Billy Graham is dead. He died in February this year (2018), a few months short of the landmark age of a 100. Despite his spiritual encouragement of at least five presidents to go and bomb innocent civilians in distant places (as, no doubt, dictated by his blood-thirsty Man-of-War God), and despite his contempt for the ‘love thy enemy’ advice of his Master Jesus Christ (he visited US soldiers in Korea and Vietnam, but not their Vietnamese victims), I do hope that he died in peace. An anti-semitist and anti-Catholic and a throughly opportunist preacher, he campaigned against the election of JFK, a Catholic, but ‘advised the latter once he became President. Once Obama was re-elected, he ‘forgave’ him while his son and heir, Franklin Graham, spewed Venom on the popular President.

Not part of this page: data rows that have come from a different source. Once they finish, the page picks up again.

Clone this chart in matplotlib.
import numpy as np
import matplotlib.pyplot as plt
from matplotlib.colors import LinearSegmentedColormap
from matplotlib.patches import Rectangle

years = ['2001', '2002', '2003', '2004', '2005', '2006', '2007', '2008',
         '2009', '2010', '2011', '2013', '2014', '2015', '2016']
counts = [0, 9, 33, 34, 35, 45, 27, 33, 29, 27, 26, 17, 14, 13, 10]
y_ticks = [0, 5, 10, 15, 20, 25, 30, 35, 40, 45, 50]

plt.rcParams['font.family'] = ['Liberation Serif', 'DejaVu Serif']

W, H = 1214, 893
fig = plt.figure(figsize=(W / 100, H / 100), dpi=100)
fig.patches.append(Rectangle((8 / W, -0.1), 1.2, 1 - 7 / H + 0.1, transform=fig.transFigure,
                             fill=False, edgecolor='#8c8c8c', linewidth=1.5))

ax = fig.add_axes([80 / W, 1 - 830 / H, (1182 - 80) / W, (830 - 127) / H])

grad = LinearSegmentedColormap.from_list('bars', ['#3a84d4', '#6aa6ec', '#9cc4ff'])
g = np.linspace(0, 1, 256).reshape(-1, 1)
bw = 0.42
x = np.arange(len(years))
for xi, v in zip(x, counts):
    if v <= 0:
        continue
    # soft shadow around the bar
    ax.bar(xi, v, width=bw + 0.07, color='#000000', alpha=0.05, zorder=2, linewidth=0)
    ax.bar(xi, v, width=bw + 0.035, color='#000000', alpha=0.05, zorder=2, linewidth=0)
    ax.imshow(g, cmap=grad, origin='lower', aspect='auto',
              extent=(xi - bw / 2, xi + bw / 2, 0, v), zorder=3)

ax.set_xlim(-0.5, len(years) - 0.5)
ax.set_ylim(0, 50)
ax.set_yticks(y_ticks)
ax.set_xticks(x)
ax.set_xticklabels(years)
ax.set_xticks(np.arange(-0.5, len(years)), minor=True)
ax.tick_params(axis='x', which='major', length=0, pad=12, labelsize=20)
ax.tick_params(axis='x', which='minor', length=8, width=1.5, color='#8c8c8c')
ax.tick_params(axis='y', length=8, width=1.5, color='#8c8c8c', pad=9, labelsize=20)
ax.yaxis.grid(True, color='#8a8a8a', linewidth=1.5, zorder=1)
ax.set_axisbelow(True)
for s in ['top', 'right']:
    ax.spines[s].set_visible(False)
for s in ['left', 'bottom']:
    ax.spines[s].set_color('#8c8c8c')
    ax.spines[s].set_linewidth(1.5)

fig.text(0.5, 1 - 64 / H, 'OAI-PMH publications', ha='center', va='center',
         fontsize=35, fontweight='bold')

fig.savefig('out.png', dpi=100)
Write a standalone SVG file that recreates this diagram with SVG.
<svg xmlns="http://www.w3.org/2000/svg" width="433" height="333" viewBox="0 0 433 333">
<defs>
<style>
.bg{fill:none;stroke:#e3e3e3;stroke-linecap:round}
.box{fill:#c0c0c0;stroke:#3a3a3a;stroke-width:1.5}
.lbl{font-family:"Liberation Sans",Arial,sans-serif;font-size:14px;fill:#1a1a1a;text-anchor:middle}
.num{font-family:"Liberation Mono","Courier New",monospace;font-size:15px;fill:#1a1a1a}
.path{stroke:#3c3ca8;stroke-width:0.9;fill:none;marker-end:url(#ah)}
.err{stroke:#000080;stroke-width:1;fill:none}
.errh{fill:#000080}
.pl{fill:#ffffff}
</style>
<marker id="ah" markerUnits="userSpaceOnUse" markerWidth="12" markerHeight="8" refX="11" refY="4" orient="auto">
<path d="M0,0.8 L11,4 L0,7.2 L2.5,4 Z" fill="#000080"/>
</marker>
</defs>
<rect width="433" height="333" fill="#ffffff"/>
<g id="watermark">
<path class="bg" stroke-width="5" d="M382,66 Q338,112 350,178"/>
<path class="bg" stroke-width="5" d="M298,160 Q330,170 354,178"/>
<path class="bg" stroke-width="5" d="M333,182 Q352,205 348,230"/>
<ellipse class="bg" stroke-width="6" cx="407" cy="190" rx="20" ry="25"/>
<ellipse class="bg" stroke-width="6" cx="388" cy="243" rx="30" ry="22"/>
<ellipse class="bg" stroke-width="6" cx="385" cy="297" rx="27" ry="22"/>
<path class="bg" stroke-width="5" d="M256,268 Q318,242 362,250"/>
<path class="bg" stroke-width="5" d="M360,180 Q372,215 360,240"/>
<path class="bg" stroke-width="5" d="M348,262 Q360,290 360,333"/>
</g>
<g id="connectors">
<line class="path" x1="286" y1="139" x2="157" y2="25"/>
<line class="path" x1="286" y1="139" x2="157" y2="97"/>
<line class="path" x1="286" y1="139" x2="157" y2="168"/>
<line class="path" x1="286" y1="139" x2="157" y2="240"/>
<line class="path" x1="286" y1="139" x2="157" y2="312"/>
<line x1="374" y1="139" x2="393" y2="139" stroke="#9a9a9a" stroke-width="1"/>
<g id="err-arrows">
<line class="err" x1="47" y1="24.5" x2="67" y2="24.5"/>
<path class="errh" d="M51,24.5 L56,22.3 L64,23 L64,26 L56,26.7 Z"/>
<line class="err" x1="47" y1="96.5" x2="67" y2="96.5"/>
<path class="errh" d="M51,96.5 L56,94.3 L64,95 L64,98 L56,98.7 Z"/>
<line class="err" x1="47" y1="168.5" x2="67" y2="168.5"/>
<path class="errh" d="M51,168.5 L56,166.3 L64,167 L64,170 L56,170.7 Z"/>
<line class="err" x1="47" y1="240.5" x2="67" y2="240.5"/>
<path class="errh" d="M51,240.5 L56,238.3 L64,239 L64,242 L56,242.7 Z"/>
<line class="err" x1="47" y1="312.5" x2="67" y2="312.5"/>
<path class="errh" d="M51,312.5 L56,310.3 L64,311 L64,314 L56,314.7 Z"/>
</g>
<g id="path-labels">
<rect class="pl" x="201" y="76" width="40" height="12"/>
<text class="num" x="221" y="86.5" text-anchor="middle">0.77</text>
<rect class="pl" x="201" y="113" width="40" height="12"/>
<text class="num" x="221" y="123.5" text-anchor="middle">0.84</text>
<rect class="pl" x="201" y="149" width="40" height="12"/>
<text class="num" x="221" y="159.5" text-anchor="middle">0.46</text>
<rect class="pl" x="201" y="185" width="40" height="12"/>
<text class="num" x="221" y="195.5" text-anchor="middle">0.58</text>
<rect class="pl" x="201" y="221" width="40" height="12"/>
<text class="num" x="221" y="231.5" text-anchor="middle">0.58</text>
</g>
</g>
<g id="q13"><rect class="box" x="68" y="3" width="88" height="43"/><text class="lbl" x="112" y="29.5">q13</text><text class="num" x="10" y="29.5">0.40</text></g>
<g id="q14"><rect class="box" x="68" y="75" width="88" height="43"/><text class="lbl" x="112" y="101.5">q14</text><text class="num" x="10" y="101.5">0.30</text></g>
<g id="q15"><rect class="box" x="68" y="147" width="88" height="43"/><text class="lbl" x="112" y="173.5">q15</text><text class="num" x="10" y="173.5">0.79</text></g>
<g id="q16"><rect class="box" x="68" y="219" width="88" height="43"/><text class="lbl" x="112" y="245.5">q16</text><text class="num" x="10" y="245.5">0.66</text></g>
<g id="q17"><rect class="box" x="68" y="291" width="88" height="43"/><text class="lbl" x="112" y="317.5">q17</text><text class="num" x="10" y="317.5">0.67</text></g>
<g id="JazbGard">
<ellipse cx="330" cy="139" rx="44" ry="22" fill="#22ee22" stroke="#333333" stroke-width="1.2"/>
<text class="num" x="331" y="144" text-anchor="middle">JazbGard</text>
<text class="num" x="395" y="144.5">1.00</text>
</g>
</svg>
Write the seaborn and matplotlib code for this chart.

I suppose Billy Graham preached what he believed, but isn’t that what we all try to do? He happened to be a more successful orator than most of us. He had the courage and breadth of vision to share a pulpit with Martin Luther King, and to say, “No, America is a secular country, not a Christian Country.’’ I will grant that he worked hard enough for the 25 million that is supposed to be his earning. As compared to other preachers, church elders and pastors, Billy Graham gave little material to spamsters, which is a rare record for a godman.
Billy is now resting in his grave, not surprised that he did not go to heaven promised by his Master. For a dead man – even the most famous evangelical of the world and of two centuries – is aware of nothing after he is dead and is slowly being dissolved into the dirt which he came from in the first place.